Print all of the lines exactly. Any picture among them stays out.

* Source material
○ ○ ○

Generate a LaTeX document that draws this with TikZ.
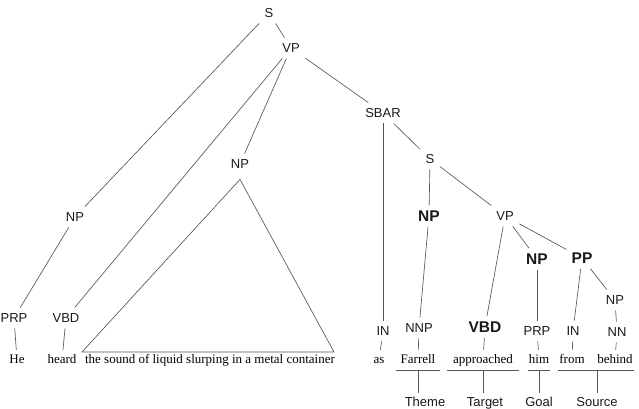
\documentclass[tikz,border=0pt]{standalone}
\usepackage{fontspec}
\setmainfont{Liberation Serif}
\setsansfont{Liberation Sans}
\usetikzlibrary{positioning}
\definecolor{branchgray}{RGB}{85,85,85}
\definecolor{tagblack}{RGB}{25,25,25}
\tikzset{
  tagnode/.style={
    font=\fontsize{13}{15}\selectfont\sffamily\color{tagblack},
    inner sep=5.5pt, text height=9.4pt, text depth=0pt
  },
  focusnode/.style={
    font=\fontsize{15.5}{18}\selectfont\sffamily\bfseries\color{tagblack},
    inner sep=5pt, text height=11.2pt, text depth=0pt
  },
  wordnode/.style={
    font=\fontsize{13}{15}\selectfont\rmfamily,
    inner xsep=3pt, inner ysep=4pt, text height=9pt, text depth=3pt
  },
  rolenode/.style={
    font=\fontsize{13}{15}\selectfont\sffamily\color{tagblack},
    inner sep=4pt, text height=9.4pt, text depth=2.6pt
  },
  branch/.style={
    draw=branchgray, line width=0.65pt
  },
}
\begin{document}
\begin{tikzpicture}[x=1pt, y=-1pt]

  \useasboundingbox (0,0) rectangle (639,409);

  %% upper tree
  \node[tagnode] (s1)   at (269,13)  {S};
  \node[tagnode] (vp1)  at (291,48)  {VP};
  \node[tagnode] (sbar) at (383,113) {SBAR};
  \node[tagnode] (npm)  at (240,164) {NP};
  \node[tagnode] (npl)  at (75,217)  {NP};
  \node[tagnode] (prp1) at (14,318)  {PRP};
  \node[tagnode] (vbd1) at (66,318)  {VBD};

  %% embedded clause
  \node[tagnode]   (s2)   at (430,159) {S};
  \node[focusnode] (npb)  at (429,216) {NP};
  \node[tagnode]   (vp2)  at (505,216) {VP};
  \node[focusnode] (npg)  at (537,259) {NP};
  \node[focusnode] (pp)   at (582,258) {PP};
  \node[tagnode]   (nps)  at (615,300) {NP};
  \node[tagnode]   (in1)  at (383,331) {IN};
  \node[tagnode]   (nnp)  at (419,328) {NNP};
  \node[focusnode] (vbdb) at (485,327) {VBD};
  \node[tagnode]   (prp2) at (537,331) {PRP};
  \node[tagnode]   (in2)  at (573,331) {IN};
  \node[tagnode]   (nn)   at (617,332) {NN};

  %% words
  \node[wordnode] (he)     at (17,360)  {He};
  \node[wordnode] (heard)  at (62,360)  {heard};
  \node[wordnode] (phrase) at (210,360) {the sound of liquid slurping in a metal container};
  \node[wordnode] (as)     at (379,360) {as};
  \node[wordnode, inner xsep=4pt] (farrell) at (418,360) {Farrell};
  \node[wordnode, inner xsep=6pt] (appr)    at (483,360) {approached};
  \node[wordnode, inner xsep=1pt] (him)     at (539,360) {him};
  \node[wordnode, inner xsep=1pt] (from)    at (572,360) {from};
  \node[wordnode, inner xsep=1pt] (behind)  at (615,360) {behind};

  %% frame roles
  \node[rolenode] (theme)  at (425,403) {Theme};
  \node[rolenode] (target) at (485,403) {Target};
  \node[rolenode] (goal)   at (539,403) {Goal};
  \node[rolenode] (source) at (597,403) {Source};

  %% branches
  \draw[branch] (s1) -- (vp1);
  \draw[branch] (s1) -- (npl);
  \draw[branch] (vp1) -- (vbd1);
  \draw[branch] (vp1) -- (npm);
  \draw[branch] (vp1) -- (sbar);
  \draw[branch] (npl) -- (prp1);
  \draw[branch] (sbar) -- (in1);
  \draw[branch] (sbar) -- (s2);
  \draw[branch] (s2) -- (npb);
  \draw[branch] (s2) -- (vp2);
  \draw[branch] (npb) -- (nnp);
  \draw[branch] (vp2) -- (vbdb);
  \draw[branch] (vp2) -- (npg);
  \draw[branch] (vp2) -- (pp);
  \draw[branch] (npg) -- (prp2);
  \draw[branch] (pp) -- (in2);
  \draw[branch] (pp) -- (nps);
  \draw[branch] (nps) -- (nn);

  %% leaves
  \draw[branch] (prp1) -- (he);
  \draw[branch] (vbd1) -- (heard);
  \draw[branch] (in1) -- (as);
  \draw[branch] (nnp) -- (farrell);
  \draw[branch] (vbdb) -- (appr);
  \draw[branch] (prp2) -- (him);
  \draw[branch] (in2) -- (from);
  \draw[branch] (nn) -- (behind);

  %% collapsed NP
  \coordinate[below=5pt of npm.south] (apex);
  \coordinate (triL) at (82,352);
  \coordinate (triR) at (334,352);
  \draw[branch] (apex) -- (triL) -- (triR) -- cycle;

  %% role brackets
  \draw[branch] (farrell.south west) -- (farrell.south east);
  \draw[branch] (farrell.south) -- (farrell.south |- theme.north);
  \draw[branch] (appr.south west) -- (appr.south east);
  \draw[branch] (appr.south) -- (appr.south |- target.north);
  \draw[branch] (him.south west) -- (him.south east);
  \draw[branch] (him.south) -- (him.south |- goal.north);
  \draw[branch] (from.south west) -- (behind.south east);
  \draw[branch] (source.north |- from.south) -- (source.north);

\end{tikzpicture}
\end{document}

○ ○ ○

* Correct answer
Generate a LaTeX document that draws this with TikZ.
\documentclass[tikz,border=0pt]{standalone}
\usepackage{fontspec}
\setmainfont{Liberation Serif}
\setsansfont{Liberation Sans}
\usetikzlibrary{positioning}
\definecolor{branchgray}{RGB}{85,85,85}
\definecolor{tagblack}{RGB}{25,25,25}
\tikzset{
  tagnode/.style={
    font=\fontsize{13}{15}\selectfont\sffamily\color{tagblack},
    inner sep=5.5pt, text height=9.4pt, text depth=0pt
  },
  focusnode/.style={
    font=\fontsize{15.5}{18}\selectfont\sffamily\bfseries\color{tagblack},
    inner sep=5pt, text height=11.2pt, text depth=0pt
  },
  wordnode/.style={
    font=\fontsize{13}{15}\selectfont\rmfamily,
    inner xsep=3pt, inner ysep=4pt, text height=9pt, text depth=3pt
  },
  rolenode/.style={
    font=\fontsize{13}{15}\selectfont\sffamily\color{tagblack},
    inner sep=4pt, text height=9.4pt, text depth=2.6pt
  },
  branch/.style={
    draw=branchgray, line width=0.65pt
  },
}
\begin{document}
\begin{tikzpicture}[x=1pt, y=-1pt]

  \useasboundingbox (0,0) rectangle (639,409);

  %% upper tree
  \node[tagnode] (s1)   at (269,13)  {S};
  \node[tagnode] (vp1)  at (291,48)  {VP};
  \node[tagnode] (sbar) at (383,113) {SBAR};
  \node[tagnode] (npm)  at (240,164) {NP};
  \node[tagnode] (npl)  at (75,217)  {NP};
  \node[tagnode] (prp1) at (14,318)  {PRP};
  \node[tagnode] (vbd1) at (66,318)  {VBD};

  %% embedded clause
  \node[tagnode]   (s2)   at (430,159) {S};
  \node[focusnode] (npb)  at (429,216) {NP};
  \node[tagnode]   (vp2)  at (505,216) {VP};
  \node[focusnode] (npg)  at (537,259) {NP};
  \node[focusnode] (pp)   at (582,258) {PP};
  \node[tagnode]   (nps)  at (615,300) {NP};
  \node[tagnode]   (in1)  at (383,331) {IN};
  \node[tagnode]   (nnp)  at (419,328) {NNP};
  \node[focusnode] (vbdb) at (485,327) {VBD};
  \node[tagnode]   (prp2) at (537,331) {PRP};
  \node[tagnode]   (in2)  at (573,331) {IN};
  \node[tagnode]   (nn)   at (617,332) {NN};

  %% words
  \node[wordnode] (he)     at (17,360)  {He};
  \node[wordnode] (heard)  at (62,360)  {heard};
  \node[wordnode] (phrase) at (210,360) {the sound of liquid slurping in a metal container};
  \node[wordnode] (as)     at (379,360) {as};
  \node[wordnode, inner xsep=4pt] (farrell) at (418,360) {Farrell};
  \node[wordnode, inner xsep=6pt] (appr)    at (483,360) {approached};
  \node[wordnode, inner xsep=1pt] (him)     at (539,360) {him};
  \node[wordnode, inner xsep=1pt] (from)    at (572,360) {from};
  \node[wordnode, inner xsep=1pt] (behind)  at (615,360) {behind};

  %% frame roles
  \node[rolenode] (theme)  at (425,403) {Theme};
  \node[rolenode] (target) at (485,403) {Target};
  \node[rolenode] (goal)   at (539,403) {Goal};
  \node[rolenode] (source) at (597,403) {Source};

  %% branches
  \draw[branch] (s1) -- (vp1);
  \draw[branch] (s1) -- (npl);
  \draw[branch] (vp1) -- (vbd1);
  \draw[branch] (vp1) -- (npm);
  \draw[branch] (vp1) -- (sbar);
  \draw[branch] (npl) -- (prp1);
  \draw[branch] (sbar) -- (in1);
  \draw[branch] (sbar) -- (s2);
  \draw[branch] (s2) -- (npb);
  \draw[branch] (s2) -- (vp2);
  \draw[branch] (npb) -- (nnp);
  \draw[branch] (vp2) -- (vbdb);
  \draw[branch] (vp2) -- (npg);
  \draw[branch] (vp2) -- (pp);
  \draw[branch] (npg) -- (prp2);
  \draw[branch] (pp) -- (in2);
  \draw[branch] (pp) -- (nps);
  \draw[branch] (nps) -- (nn);

  %% leaves
  \draw[branch] (prp1) -- (he);
  \draw[branch] (vbd1) -- (heard);
  \draw[branch] (in1) -- (as);
  \draw[branch] (nnp) -- (farrell);
  \draw[branch] (vbdb) -- (appr);
  \draw[branch] (prp2) -- (him);
  \draw[branch] (in2) -- (from);
  \draw[branch] (nn) -- (behind);

  %% collapsed NP
  \coordinate[below=5pt of npm.south] (apex);
  \coordinate (triL) at (82,352);
  \coordinate (triR) at (334,352);
  \draw[branch] (apex) -- (triL) -- (triR) -- cycle;

  %% role brackets
  \draw[branch] (farrell.south west) -- (farrell.south east);
  \draw[branch] (farrell.south) -- (farrell.south |- theme.north);
  \draw[branch] (appr.south west) -- (appr.south east);
  \draw[branch] (appr.south) -- (appr.south |- target.north);
  \draw[branch] (him.south west) -- (him.south east);
  \draw[branch] (him.south) -- (him.south |- goal.north);
  \draw[branch] (from.south west) -- (behind.south east);
  \draw[branch] (source.north |- from.south) -- (source.north);

\end{tikzpicture}
\end{document}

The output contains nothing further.